In Yemen's second-largest city Taez, tens of thousands of women demonstrated to condemn the killing of Aziza Ghaleb, 21, who on Sunday became the first woman to be killed since anti-Saleh protests erupted in January.
Saleh on Sunday charged that the protests were being militarised and were part of a coup led by Islamists, apparently alluding to the Islah (Reform) party, Yemen's largest parliamentary opposition party.
Protesters said Saleh's forces were trying through the shelling to force them to leave Change Square.
"The shelling came after Saleh's speech. He is trying to terrify us to force demonstrators to go home, but they will not before achieving all their goals by bringing down the regime," leading protester Walid al-Ammari told AFP.

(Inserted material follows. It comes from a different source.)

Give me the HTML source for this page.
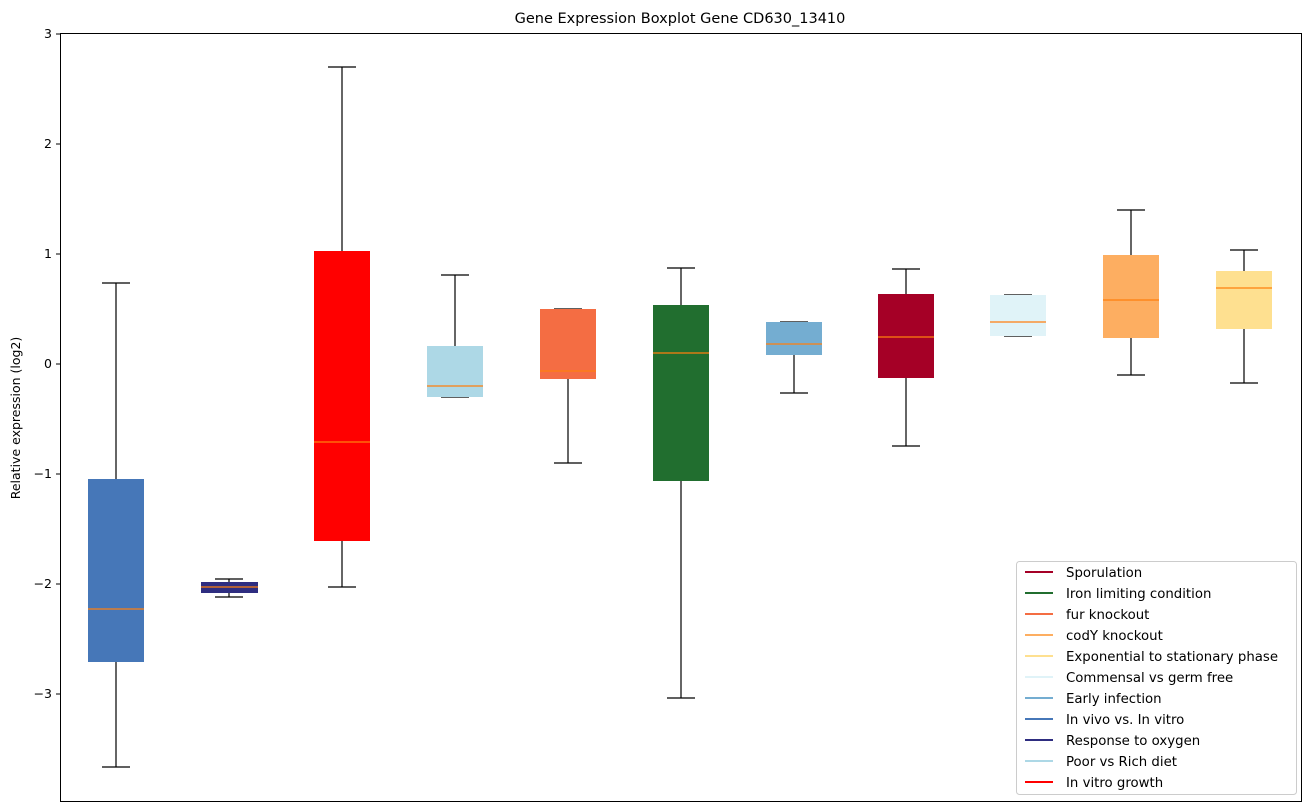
<!DOCTYPE html>
<html><head><meta charset="utf-8"><style>body{margin:0;background:#fff}svg{display:block;font-family:"DejaVu Sans","Liberation Sans",sans-serif}</style></head><body>
<svg width="1309" height="812" xmlns="http://www.w3.org/2000/svg">
<rect width="1309" height="812" fill="#fff"/>
<text x="680" y="23" font-size="14.5" text-anchor="middle">Gene Expression Boxplot Gene CD630_13410</text>
<g font-size="12.5" text-anchor="end">
<g stroke="#000"><line x1="56" x2="60" y1="34" y2="34"/><line x1="56" x2="60" y1="144" y2="144"/><line x1="56" x2="60" y1="254" y2="254"/><line x1="56" x2="60" y1="364" y2="364"/><line x1="56" x2="60" y1="474" y2="474"/><line x1="56" x2="60" y1="584" y2="584"/><line x1="56" x2="60" y1="694" y2="694"/></g>
<text x="52" y="38">3</text><text x="52" y="148">2</text><text x="52" y="258">1</text><text x="52" y="368">0</text><text x="52" y="478">−1</text><text x="52" y="588">−2</text><text x="52" y="698">−3</text>
</g>
<text transform="translate(20,418) rotate(-90)" font-size="12.5" text-anchor="middle">Relative expression (log2)</text>
<g stroke="#000" stroke-width="1.2" fill="none">
<path d="M116 479V283M102 283H130M116 662V767M102 767H130"/>
<path d="M229 582V579M215 579H243M229 593V597M215 597H243"/>
<path d="M342 251V67M328 67H356M342 541V587M328 587H356"/>
<path d="M455 346V275M441 275H469M455 397V397M441 397H469"/>
<path d="M568 309V309M554 309H582M568 379V463M554 463H582"/>
<path d="M681 305V268M667 268H695M681 481V698M667 698H695"/>
<path d="M794 322V322M780 322H808M794 355V393M780 393H808"/>
<path d="M906 294V269M892 269H920M906 378V446M892 446H920"/>
<path d="M1018 295V295M1004 295H1032M1018 336V336M1004 336H1032"/>
<path d="M1131 255V210M1117 210H1145M1131 338V375M1117 375H1145"/>
<path d="M1244 271V250M1230 250H1258M1244 329V383M1230 383H1258"/>
</g>
<g>
<rect x="88" y="479" width="56" height="183" fill="#4677b8"/>
<rect x="201" y="582" width="57" height="11" fill="#2e2d80"/>
<rect x="314" y="251" width="56" height="290" fill="#ff0000"/>
<rect x="427" y="346" width="56" height="51" fill="#add8e6"/>
<rect x="540" y="309" width="56" height="70" fill="#f46d43"/>
<rect x="653" y="305" width="56" height="176" fill="#216e2f"/>
<rect x="766" y="322" width="56" height="33" fill="#74add1"/>
<rect x="878" y="294" width="56" height="84" fill="#a50026"/>
<rect x="990" y="295" width="56" height="41" fill="#e0f3f8"/>
<rect x="1103" y="255" width="56" height="83" fill="#fdae61"/>
<rect x="1216" y="271" width="56" height="58" fill="#fee090"/>
</g>
<g stroke="#ff7f0e" stroke-width="1.2">
<line x1="88" x2="144" y1="609" y2="609"/><line x1="201" x2="258" y1="587" y2="587"/><line x1="314" x2="370" y1="442" y2="442"/><line x1="427" x2="483" y1="386" y2="386"/><line x1="540" x2="596" y1="371" y2="371"/><line x1="653" x2="709" y1="353" y2="353"/><line x1="766" x2="822" y1="344" y2="344"/><line x1="878" x2="934" y1="337" y2="337"/><line x1="990" x2="1046" y1="322" y2="322"/><line x1="1103" x2="1159" y1="300" y2="300"/><line x1="1216" x2="1272" y1="288" y2="288"/>
</g>
<rect x="60.5" y="33.5" width="1241" height="768" fill="none" stroke="#000"/>
<rect x="1016.5" y="561.5" width="280" height="233" rx="3" fill="#fff" fill-opacity="0.8" stroke="#ccc"/>
<g font-size="13.3">
<g stroke-width="2">
<line x1="1025" x2="1053" y1="572" y2="572" stroke="#a50026"/><line x1="1025" x2="1053" y1="593" y2="593" stroke="#216e2f"/><line x1="1025" x2="1053" y1="614" y2="614" stroke="#f46d43"/><line x1="1025" x2="1053" y1="635" y2="635" stroke="#fdae61"/><line x1="1025" x2="1053" y1="656" y2="656" stroke="#fee090"/><line x1="1025" x2="1053" y1="677" y2="677" stroke="#e0f3f8"/><line x1="1025" x2="1053" y1="698" y2="698" stroke="#74add1"/><line x1="1025" x2="1053" y1="719" y2="719" stroke="#4677b8"/><line x1="1025" x2="1053" y1="740" y2="740" stroke="#2e2d80"/><line x1="1025" x2="1053" y1="761" y2="761" stroke="#add8e6"/><line x1="1025" x2="1053" y1="782" y2="782" stroke="#ff0000"/>
</g>
<text x="1066" y="577">Sporulation</text><text x="1066" y="598">Iron limiting condition</text><text x="1066" y="619">fur knockout</text><text x="1066" y="640">codY knockout</text><text x="1066" y="661">Exponential to stationary phase</text><text x="1066" y="682">Commensal vs germ free</text><text x="1066" y="703">Early infection</text><text x="1066" y="724">In vivo vs. In vitro</text><text x="1066" y="745">Response to oxygen</text><text x="1066" y="766">Poor vs Rich diet</text><text x="1066" y="787">In vitro growth</text>
</g>
</svg>
</body></html>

Clashes also broke out overnight in Ziraa Street, east of Change Square, between troops from the dissident First Armoured Division, led by General Ali Mohsen al-Ahmar, which provides protection for protesters, and Central Security forces loyal to Saleh.
Tension had escalated in Sanaa after demonstrators raised the stakes on Saturday, marching towards zones of the capital controlled by Saleh's forces, prompting a deadly response from loyalist troops and gunmen.
Saleh's forces shot dead 12 protesters on Saturday, while six people, including four demonstrators and two soldiers of Ahmar's division, were killed on Sunday, according to medics. Dozens more were wounded.
Ahmar's First Armoured Division said it lost 10 soldiers, including a major, in gunfire from Saleh loyalists over the past two days.
It accused the elite Republican Guard, commanded by Saleh's son Ahmed, and other security bodies led by relatives of the veteran leader of being behind the killings, along with loyalist "thugs."
"This was part of the series of crimes committed by Saleh and his bloody gang against peaceful demonstrators and their guards of the soldiers of the free Yemeni army that backs the revolution," it said in a statement.
General Ahmar has called on the international community to take immediate action to stop the bloodshed and force Saleh to step down.
Despite mounting pressure from Western governments as well as the six-nation Gulf Cooperation Council, Saleh has for months refused to sign a deal brokered by the GCC for him to hand over power in return for promise of immunity from prosecution.
According to a letter from Yemen's youth movement sent to the United Nations earlier this month, at least 861 people have been killed and 25,000 wounded since mass protests erupted across the country.